The museum's present form and activities resemble the 18th and 19th century "cabinet of curiosities" and point to an interest in the historic roots of museums and museology. However, the Museum also focuses on new technology, notably cataloging its collections and conducting online activity through its Wiki (see below).
Overview
The Main Street Museum was founded in 1992 by David Fairbanks Ford in an area of White River Junction known as the Old South End.
The museum's collections of material culture are seemingly unfocused, although this might be the intent of the museum's highly decentralized administration. Categories include: Flora; Fauna; significant objects from around the world; evidence of tramps; Round Things; Tangled Things; journals; extraneous bits of local history; sheet music; postcard collections; electromagnetism devices; relics from the head injury of Phineas Gage; Elvis impersonators; live music; taxidermy and biological anomalies (dehydrated cats). It simultaneously pays homage to the eighteenth century Wünderkammern and a focal point of new technology through its website. The Main Street Museum believes itself to have been the first museum in the world with a (functioning) blog, initiated in September 2005.
Described by the Washington Post as "quirky and avant-garde", a heterodox assortment of the local public, scholars, musicians, artists, historians, scientists, drunks and all other types of people have been drawn to the museum's unusual demonstrations, lectures and entertainments.
Currently located at White River Junction's former fire station on Bridge Street, next to the railroad underpass on the banks of the White River, the museum has been acknowledged as an integral part of White River Junction's downtown revitalization and the new urbanism of the region. The museum has been host to prominent, freighthopping musicians and tramps since 1999. Current publication projects of the Museum include a Seminole War era journal and Dictionary of Seminole, or Muskogean Creek, words, from Florida, 1839 through 1842.

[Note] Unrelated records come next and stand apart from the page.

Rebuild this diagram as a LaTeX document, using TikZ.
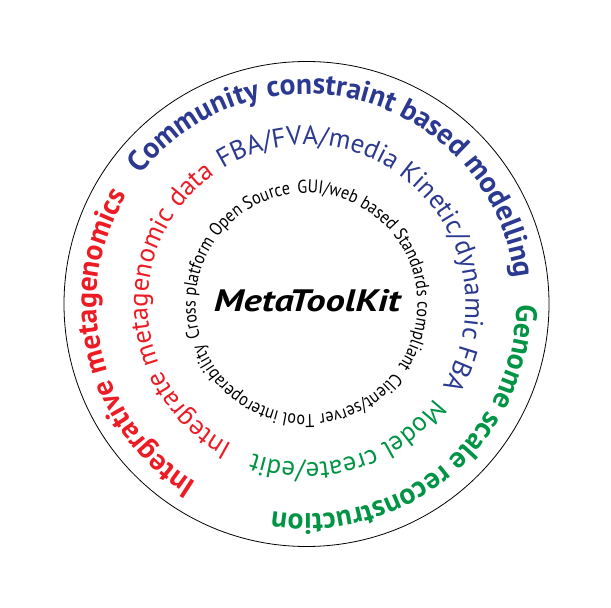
\documentclass[tikz,border=0pt]{standalone}
\usepackage{fontspec}
\setmainfont{PT Sans}
\newfontfamily\condfont[FakeStretch=0.87]{PT Sans}
\newfontfamily\widefont[FakeStretch=1.25]{PT Sans}
\usetikzlibrary{decorations.text}
\definecolor{mtkblue}{RGB}{43,57,144}
\definecolor{mtkred}{RGB}{237,28,36}
\definecolor{mtkgreen}{RGB}{0,148,68}
\tikzset{
  ring/.style={draw, circle, line width=.8pt, minimum size=485pt, inner sep=0pt},
  title/.style={font=\widefont\bfseries\itshape\fontsize{31}{31}\selectfont},
}
% outer, middle and inner ring fonts
\newcommand{\outerfont}{\bfseries\fontsize{29.5}{29.5}\selectfont}
\newcommand{\midfont}{\fontsize{26.8}{26.8}\selectfont}
\newcommand{\innerfont}{\condfont\fontsize{18.5}{18.5}\selectfont}
% text centred on a clockwise arc: radius, middle angle, format, text
\newcommand{\arclabel}[4]{%
  \path[decorate, decoration={text along path, text align=center, text={|#3|#4}}]
    (disk.center) ++({#2+100}:#1) arc[start angle={#2+100}, end angle={#2-100}, radius=#1];
}

\begin{document}
\begin{tikzpicture}[x=1pt,y=1pt]
  \useasboundingbox (0,0) rectangle (611,608);
  \node[ring] (disk) at (306.5,304) {};
  \node[title] (mtk) at (307,307) {MetaToolKit};

  % outer ring
  \arclabel{210}{74.5}{\outerfont\color{mtkblue}}{Community constraint based modelling}
  \arclabel{210}{-49.75}{\outerfont\color{mtkgreen}}{Genome scale reconstruction}
  \arclabel{210}{193.5}{\outerfont\color{mtkred}}{Integrative metagenomics}

  % middle ring
  \arclabel{159}{45.25}{\midfont\color{mtkblue}}{FBA/FVA/media Kinetic/dynamic FBA}
  \arclabel{159}{-73.15}{\midfont\color{mtkgreen}}{Model create/edit}
  \arclabel{159}{183.7}{\midfont\color{mtkred}}{Integrate metagenomic data}

  % inner ring
  \arclabel{111}{171.5}{\innerfont}{Cross platform}
  \arclabel{111}{120.75}{\innerfont}{Open Source}
  \arclabel{111}{67.75}{\innerfont}{GUI/web based}
  \arclabel{111}{2.25}{\innerfont}{Standards compliant}
  \arclabel{111}{-60.75}{\innerfont}{Client/server}
  \arclabel{111}{-122.5}{\innerfont}{Tool interoperability}
\end{tikzpicture}
\end{document}
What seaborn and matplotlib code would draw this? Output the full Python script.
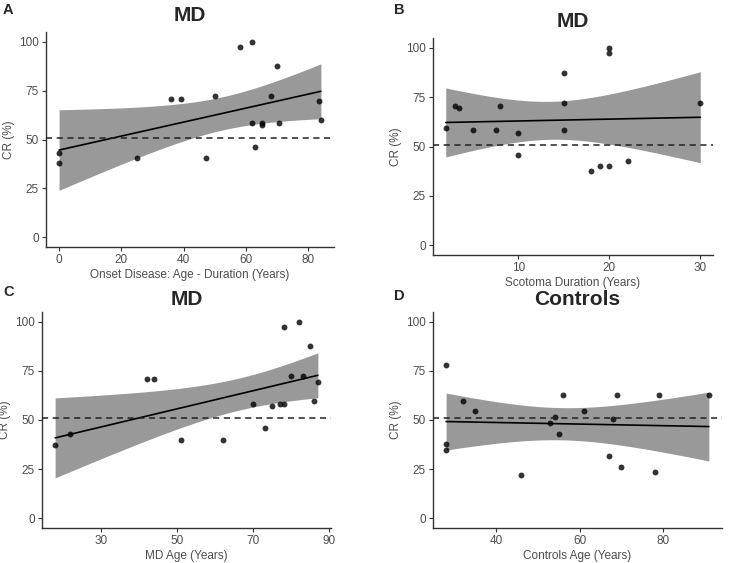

“The Main Street Museum forces one to contemplate the nature of museums and curating. Why do we save what we save? How do we decide what to discard, what to display, what to hide away, and what to destroy.” — Joe Citro, Weird New England, New York, 2006
The Catawiki
A catalog of the museum, as well as other pages describing the museum's collections and civic activities, was formatted and presented with Wiki software in the year 2008. Museum goals include cataloging every item in their collections in this ongoing project.